Le combat des Iraniennes a engendré un grand mouvement de solidarité partout sur la planète. Des dizaines de milliers de personnes se sont déjà rassemblées dans diverses villes du monde pour appuyer leur mobilisation, sans parler des campagnes sur les médias sociaux. Dans le pays voisin, l’Afghanistan, le mouvement de contestation donne de l’espoir aux femmes afghanes, qui manifestent régulièrement pour faire valoir leur droit à l’éducation et à l’emploi, alors que le régime des talibans continue de faire fi de leurs droits.

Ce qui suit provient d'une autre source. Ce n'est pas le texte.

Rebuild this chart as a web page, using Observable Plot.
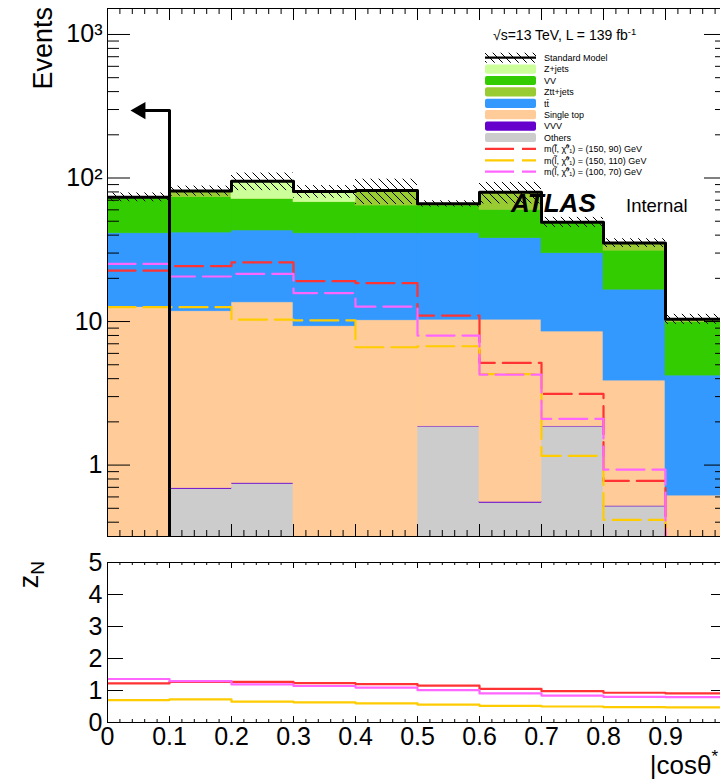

Les protestations en Iran résonnent d’une façon particulière en Inde, où les tensions augmentent autour du port du voile. Plusieurs personnalités hindoues ont ainsi affirmé soutenir le combat des femmes iraniennes, sans pourtant s’émouvoir de la répression croissante que vivent les femmes musulmanes sur le sol indien depuis la montée de l’islamophobie et du parti nationaliste hindou au pouvoir, qui a capitalisé sur ce sujet délicat.

«Il faut remettre en question le port du hijab et résister aux représentations hégémoniques du voile utilisées par diverses institutions politiques et religieuses internationales pour leurs propres programmes», avancent des chercheuses dans une étude publiée en 2018 sur le hijab en tant qu’emblème idéologique en Iran et en Turquie, un pays de tradition laïque où le voile a longtemps été banni de l’espace public, notamment des universités. «Dans ces deux pays, les femmes n’ont [historiquement] pas le droit de décider de porter ou non le voile, ce qui a galvanisé les femmes dans leur lutte pour la reconnaissance [du droit de porter ce qu’elles veulent].»